С эффектом Бродского напрямую связаны драйв, структура и состав этой книги. Можно и так сказать: симметричный ответ на вызов Бродского. Сошлюсь еще раз на мою предыдущую о нем книгу – диптих-складень «Два шедевра о Бродском». Потому как многие главы перекочевали в новую книгу. «Три еврея» – исповедального и покаянного жанра, и портрет Бродского дан в рамках моего автопортрета: из трех евреев сюжетно я – главный герой. Недаром на обложке «захаровского» издания мой портрет, а в глазах у меня отражаются антагонисты: Бродский и Кушнер. Не говоря уже, что в том моем мемуарном романе (или романном мемуаре?) дан питерский Бродский – городской сумасшедший, затравленный зверь, поэтический гений. В «Post mortem» – нью-йоркский, карьерный Бродский, с ослабленным инстинктом интеллектуального самосохранения, с редкими прорывами в поэзии. Не один я, к счастью, это приметил. Вот отзывы двух востребованных российских литераторов Орлуши и Дмитрия Быкова, пусть даже они чересчур категоричны, безапелляционны, а в частностях субъек тивны:

«…Я бы отдал все, чтобы меня не помнили, как Бродского. Потому что он последние 25 лет своей жизни писал полную херню. Попробуй почитать “Историю двадцатого века”, где есть стихотворение на каждый год – читай не как Бродского, а просто как текст. Более занудной и никому не нужной поебени просто нет. И так же со всем, что писал Бродский после того, как уехал из Советского Союза. Были хорошие стихи, но было и много того, что написано для иностранцев, для какого-то заработка».
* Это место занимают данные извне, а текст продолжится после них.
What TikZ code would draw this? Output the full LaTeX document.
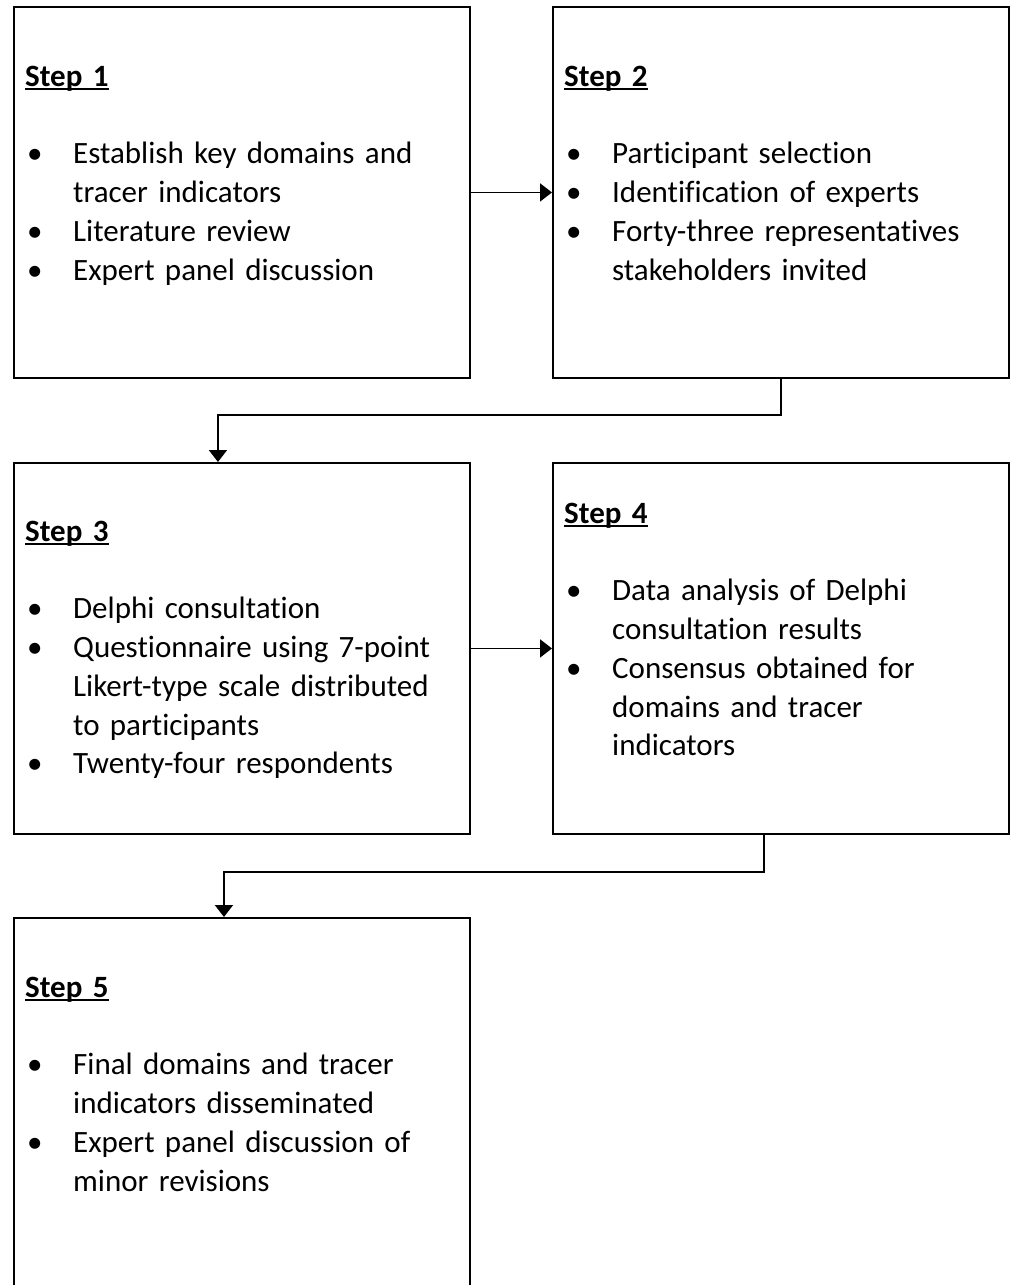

«Я не собираюсь перепевать здесь расхожие банальности о том, что Бродский „холоден“, „однообразен“, „бесчеловечен“… В огромном корпусе сочинений Бродского поразительно мало живых текстов… Едва ли сегодняшний читатель без усилия дочитает „Шествие“, „Прощайте, мадемуазель Вероника“ или „Письмо в бутылке“ – хотя, несомненно, он не сможет не оценить „Часть речи“, „Двадцать сонетов к Марии Стюарт“ или „Разговор с небожителем“: лучшие тексты ещё живого, ещё не окаменевшего Бродского, вопль живой души, чувствующей свое окостенение, оледенение, умирание».
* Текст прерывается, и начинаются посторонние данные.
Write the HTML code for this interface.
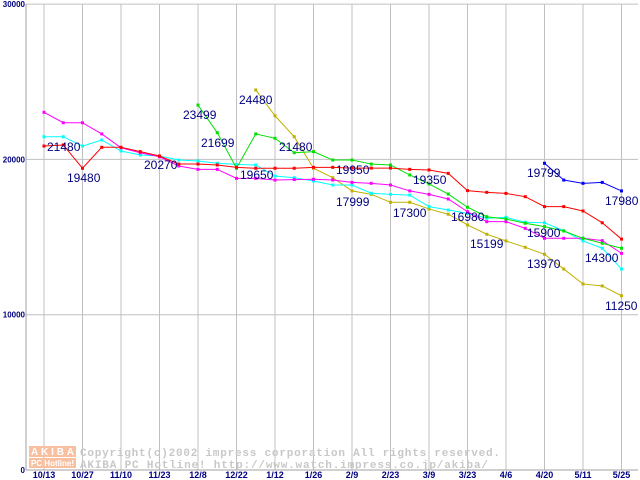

Про все это я подробно пишу в моем эссе «Два Бродских», противопоставляя одного Бродского другому Бродскому. Этого, однако, мне показалось недостаточно. Мне было что еще сказать о нем, но в ином жанре – фикшн. Так возникла моя запретная книга «Post mortem». Лот художества берет глубже, чем любой другой, включая дневниково-мемуарный, а потому я избрал романный жанр, пусть «Post mortem» – роман на документальной основе: докуроман. Да, даль свободного романа. Разрыв шаблона, если хотите. Или как Юнна Мориц круто писала в прежние добрые – до деграданса – времена: «Сломать стереотип и предпочесть сумбур».